During this week we discussed how we can scan systems using nmap and other tools.
Here’s another graphical utility that you can use at home, Nessus Home.
After downloading and running Nessus Home on your home network, what did you find? Did you find anything out of the ordinary, that you didn’t expect?
Vince Kelly says
After downloading and running Nessus Home on your home network, what did you find? Did you find anything out of the ordinary, that you didn’t expect?
I had problems getting Nessus 7.2.1 to output a display on a physical PC that I had installed it on, (the scans ran with no problem but there was just no output that got displayed after it ran). I ended up installing the Nessus 7.0 appliance as Hyper-V VM sitting on an isolated Ethernet segment and using Windows8.1 to log into it.
I had configured 3 VMs on that segment: the Nessus 7.0 appliance VM, a Windows8.1 VM (that I was also using to connect to the Nessus appliance VM) and a Ubuntu 14.04LTS VM that was configured as the router for that segment.
I started out by doing a simple “Device Discovery” scan – Nessus successfully discovered all three boxes. It also showed no Critical, high, medium or low vulnerabilities (ie., the Vulnerability pie chart was all blue) for the Nessus appliance VM
I then launched a “Basic Network Scan” for the entire segment. Although the scan didn’t return any ‘Critical’ or ‘High’ alerts for any of the three VMs, it did show the following:
– 2 medium (yellow), 2 low (green) and 27 Info (blue) vulnerabilities for the Ubuntu 14.04 router.

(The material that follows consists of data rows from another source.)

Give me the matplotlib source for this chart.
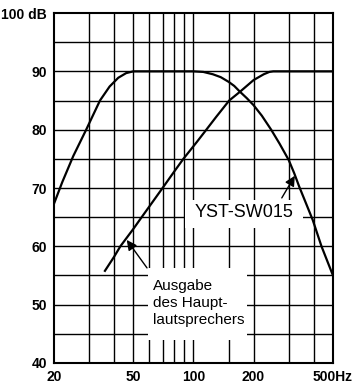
import matplotlib.pyplot as plt
from matplotlib.patches import Rectangle

# Frequenzgang Subwoofer / Hauptlautsprecher
sub_freq = [20, 22, 25, 29, 34, 38, 42, 46, 50, 100, 112, 125, 137, 150, 160, 171,
            185, 200, 220, 245, 270, 300, 320, 339, 365, 396, 438, 500]
sub_db = [67.3, 71.0, 75.5, 80.0, 85.0, 87.4, 88.9, 89.7, 90.0, 90.0, 89.9, 89.5,
          89.0, 88.2, 87.5, 86.5, 85.4, 84.2, 82.4, 80.0, 77.6, 74.8, 72.5, 70.2,
          67.5, 64.5, 60.0, 55.0]

main_freq = [36, 40, 43, 50, 55, 60, 70, 80, 89, 104, 116, 130, 151, 171, 200, 225,
             240, 251, 500]
main_db = [55.8, 58.2, 60.0, 63.0, 65.0, 66.8, 70.0, 72.8, 75.0, 77.9, 80.0, 82.2, 85.0,
           86.5, 88.5, 89.5, 89.9, 90.0, 90.0]

x_ticks = [20, 50, 100, 200, 500]
x_labels = ["20", "50", "100", "200", "500Hz"]
x_grid = [30, 40, 60, 70, 80, 90, 150, 300, 400]
y_ticks = [40, 50, 60, 70, 80, 90, 100]
y_labels = ["40", "50", "60", "70", "80", "90", "100 dB"]
y_grid = [45, 55, 65, 75, 85, 95]

fig = plt.figure(figsize=(3.58, 3.86), dpi=100)
ax = fig.add_axes([0.1508, 0.0596, 0.7793, 0.9067])
ax.set_xscale("log")
ax.set_xlim(20, 500)
ax.set_ylim(40, 100)

# Raster
for f in x_ticks[1:-1] + x_grid:
    ax.axvline(f, color="black", lw=1.0, zorder=1)
for db in y_ticks[1:-1] + y_grid:
    ax.axhline(db, color="black", lw=1.0, zorder=1)

ax.set_xticks(x_ticks)
ax.set_xticklabels(x_labels)
ax.set_xticks([], minor=True)
ax.set_yticks(y_ticks)
ax.set_yticklabels(y_labels)
ax.tick_params(length=0, pad=5)
for lab in ax.get_xticklabels() + ax.get_yticklabels():
    lab.set_family("Liberation Sans")
    lab.set_fontweight("bold")
    lab.set_fontsize(10)
for s in ax.spines.values():
    s.set_linewidth(1.5)

# weisse Felder hinter den Beschriftungen
ax.add_patch(Rectangle((0.4695, 0.3857), 0.423, 0.08, transform=ax.transAxes,
                       facecolor="white", edgecolor="none", zorder=2))
ax.add_patch(Rectangle((0.337, 0.0657), 0.355, 0.2057, transform=ax.transAxes,
                       facecolor="white", edgecolor="none", zorder=2))

ax.plot(sub_freq, sub_db, color="black", lw=1.6, zorder=3)
ax.plot(main_freq, main_db, color="black", lw=1.6, zorder=3)

arrow = dict(arrowstyle="-|>,head_length=0.6,head_width=0.3", color="black",
             lw=1.0, shrinkA=0, shrinkB=0)
ax.annotate("", xy=(322, 72.1), xytext=(277, 68.3), arrowprops=arrow, zorder=4)
ax.annotate("", xy=(46.3, 61.1), xytext=(58.5, 56.3), arrowprops=arrow, zorder=4)

ax.text(0.681, 0.4286, "YST-SW015", transform=ax.transAxes, ha="center", va="center",
        fontsize=13, family="Liberation Sans", zorder=4)
ax.text(0.355, 0.171, "Ausgabe\ndes Haupt-\nlautsprechers", transform=ax.transAxes,
        ha="left", va="center", fontsize=11, linespacing=1.3,
        family="Liberation Sans", zorder=4)

plt.savefig("out.png", dpi=100)
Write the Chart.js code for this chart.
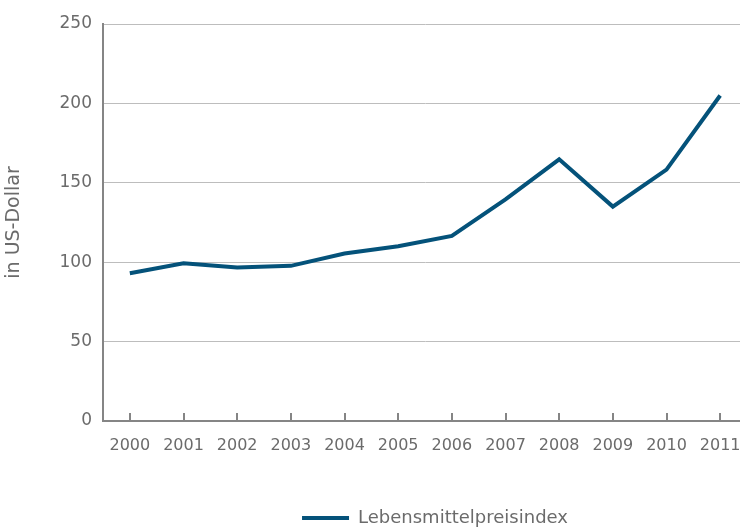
<!DOCTYPE html>
<html>
<head>
<meta charset="utf-8">
<script src="https://cdn.jsdelivr.net/npm/chart.js@4"></script>
<style>
  html, body { margin: 0; padding: 0; background: #ffffff; overflow: hidden; }
  #wrap { width: 740px; height: 527px; position: relative; overflow: hidden; }
  #c { display: block; }
</style>
</head>
<body>
<div id="wrap"><canvas id="c" width="747" height="527"></canvas></div>
<script>
const categories = ['2000','2001','2002','2003','2004','2005','2006','2007','2008','2009','2010','2011'];
const seriesName = 'Lebensmittelpreisindex';
const seriesValues = [93.0, 99.3, 96.6, 97.7, 105.5, 110.0, 116.6, 139.5, 164.8, 135.0, 158.3, 205.0];
const yTicks = [0, 50, 100, 150, 200, 250];
const yTitle = 'in US-Dollar';

const textColor = '#6b6b6b';
const axisColor = '#858585';
const lineColor = '#04527a';
const fontFamily = '"DejaVu Sans", Verdana, sans-serif';

const innerTicks = {
  id: 'innerTicks',
  afterDatasetsDraw(chart) {
    const xs = chart.scales.x;
    const ctx = chart.ctx;
    ctx.save();
    ctx.strokeStyle = axisColor;
    ctx.lineWidth = 2;
    ctx.beginPath();
    for (let i = 0; i < xs.ticks.length; i++) {
      const px = Math.round(xs.getPixelForTick(i));
      ctx.moveTo(px, xs.top);
      ctx.lineTo(px, xs.top - 8);
    }
    ctx.stroke();
    ctx.restore();
  }
};

const legendShift = {
  id: 'legendShift',
  afterLayout(chart) {
    const l = chart.legend;
    if (l) { l.left += 10; l.right += 10; l.top += 10; l.bottom += 10; }
  }
};

new Chart(document.getElementById('c'), {
  type: 'line',
  data: {
    labels: categories,
    datasets: [{
      label: seriesName,
      data: seriesValues,
      borderColor: lineColor,
      backgroundColor: lineColor,
      borderWidth: 4,
      pointRadius: 0,
      pointHoverRadius: 0,
      tension: 0,
      fill: false
    }]
  },
  options: {
    responsive: false,
    animation: false,
    devicePixelRatio: 1,
    layout: { padding: { top: 24, right: 0, bottom: 0, left: 0 } },
    plugins: {
      tooltip: { enabled: false },
      legend: {
        position: 'bottom',
        align: 'center',
        fullSize: false,
        labels: {
          usePointStyle: true,
          pointStyle: 'line',
          pointStyleWidth: 47,
          padding: 0,
          color: textColor,
          font: { family: fontFamily, size: 18 }
        }
      }
    },
    scales: {
      x: {
        type: 'category',
        offset: true,
        grid: { display: true, drawOnChartArea: false, drawTicks: false },
        border: { display: true, color: axisColor, width: 2 },
        ticks: {
          color: textColor,
          padding: 15,
          maxRotation: 0,
          autoSkip: false,
          font: { family: fontFamily, size: 16 }
        },
        afterFit(scale) { scale.height = 78; scale.paddingLeft = 0; scale.paddingRight = 0; }
      },
      y: {
        min: 0,
        max: 250,
        afterBuildTicks(scale) { scale.ticks = yTicks.map(v => ({ value: v })); },
        grid: { color: '#bdbdbd', lineWidth: 1, drawTicks: false },
        border: { display: true, color: axisColor, width: 2 },
        ticks: {
          color: textColor,
          padding: 11,
          font: { family: fontFamily, size: 17 }
        },
        title: {
          display: true,
          text: yTitle,
          color: textColor,
          padding: { top: 3, bottom: 0 },
          font: { family: fontFamily, size: 19 }
        },
        afterFit(scale) { scale.width = 103; }
      }
    }
  },
  plugins: [innerTicks, legendShift]
});
</script>
</body>
</html>
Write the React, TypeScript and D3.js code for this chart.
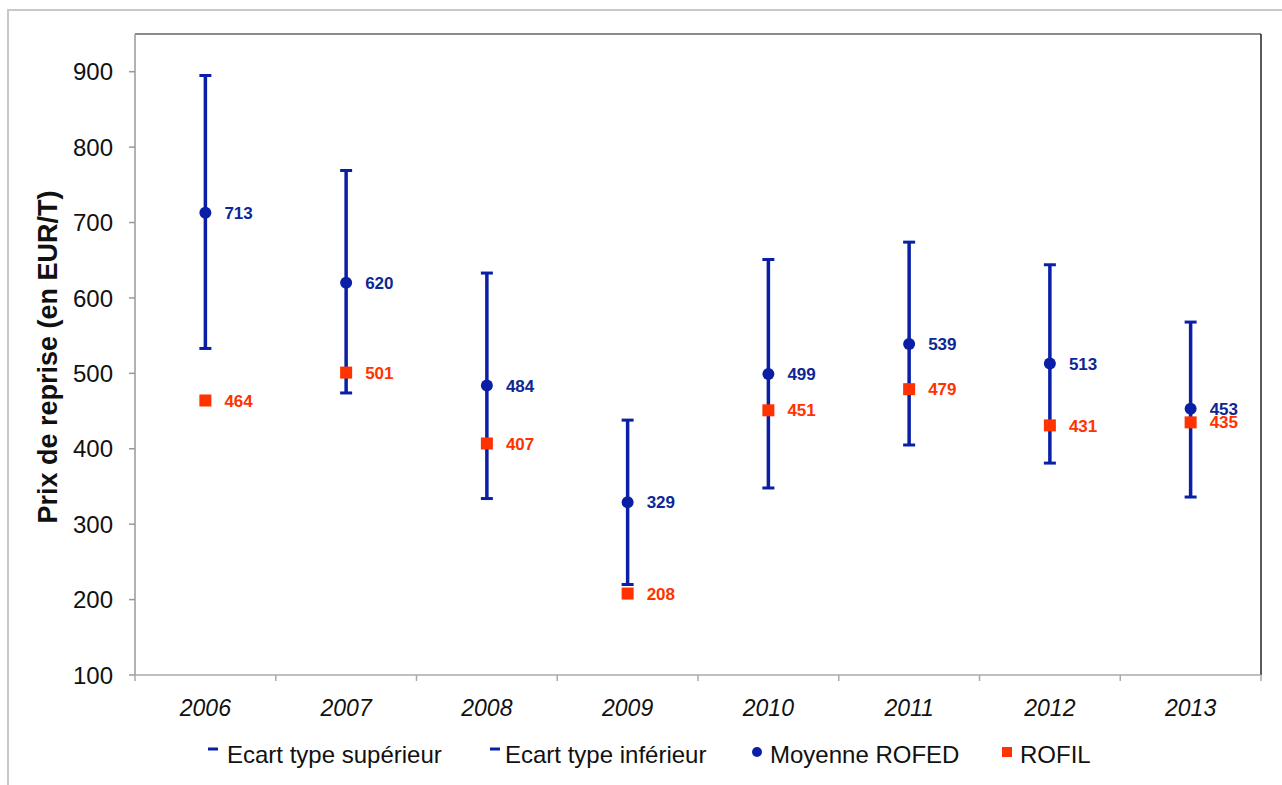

– There were 2 medium (yellow) and 39 Info vulnerabilities for the Windows8.1 VM (a bit ironic that the Windows VM was slightly more secure than the Linus VM:)
A drill-down on each of the vulnerability medium alrets for the VMs showed the following:
Medium alerts for the Ubuntu VM:
– One of the vulnerabilities flagged was that “IP Forwarding” was enabled (which was expected given that it’s the exit point for the segment).
– The other medium vulnerability that Nessus flagged with the Ubuntu VM was that it was using Weak SHH algorithms – specifically the ‘Arcfour’ stream cipher. Nessus also complained about the Ubuntu VM SSH server having CBC mode ciphers enabled and weak MAC algorithms enabled.
Medium alerts for the Windows8.1 VM:
– Nessus flagged 2 medium vulnerabilities: SMB Signing being disabled and it detected the presence of a Telnet Server.
The only thing that I found out of the ordinary was that I had configured the Windows8.1 VM to turn on a Telnet Server in the past and had simply forgotten to turn it off when I had finished. The Nessus appliance picked that up right away.
Duy Nguyen says
Vulnerability Finding: Medium Impact
Description
Signing is not required on the remote SMB server. An unauthenticated, remote attacker can exploit this to conduct man-in-the-middle attacks against the SMB server.
Solution
Enforce message signing in the host’s configuration. On Windows, this is found in the policy setting ‘Microsoft network server: Digitally sign communications (always)’. On Samba, the setting is called ‘server signing’. See the ‘see also’ links for further details.
Getting the application to register on my VM Kali box was troublesome. The Tenable website was very confusing to navigate for creating a new account and activation codes. Once I was able to do all that I keep getting ‘Insecure Connection’ error and was unable to register my install on the Kali box.
I was able to do everything on my windows 10 main laptop and ran the scan. There were not many vulnerabilities identified. I did not get a chance to customize any type of scans but just ran the Basic Network scans. Most of the findings were just Info type vulnerabilities and 1 Medium level vulnerability.
Looking further into this, the SMB protocol can be used on top of other protocols. This protocol is used for file sharing, printer sharing, and other Windows services access. This definitely should’ve been protected. One of the exploited that uses SMB is WannaCry ransomware.
Brandan Mackowsky says
While running Nessus on my home network, I didn’t find much more than a few moderate issues when running a simple discovery scan. What did catch my attention, however, was me forgetting to turn off my Norton security during the initial scan and how quickly Norton was to react as if my computer were being attacked. Norton claimed that my computer was attempting to attack the system through an intrusion attack so it was interesting to see the block Norton would put in place as well as the remediation efforts that kicked off as the scan tried to scan my local machine based on the IP. Norton seemed to treat the connection path as an attack and eventually blocked direct access to the Nessus Home Platform. What was unique in this was seeing how the Norton Security System reacted during what it thought was a potential breach of my system though an intrusion attack.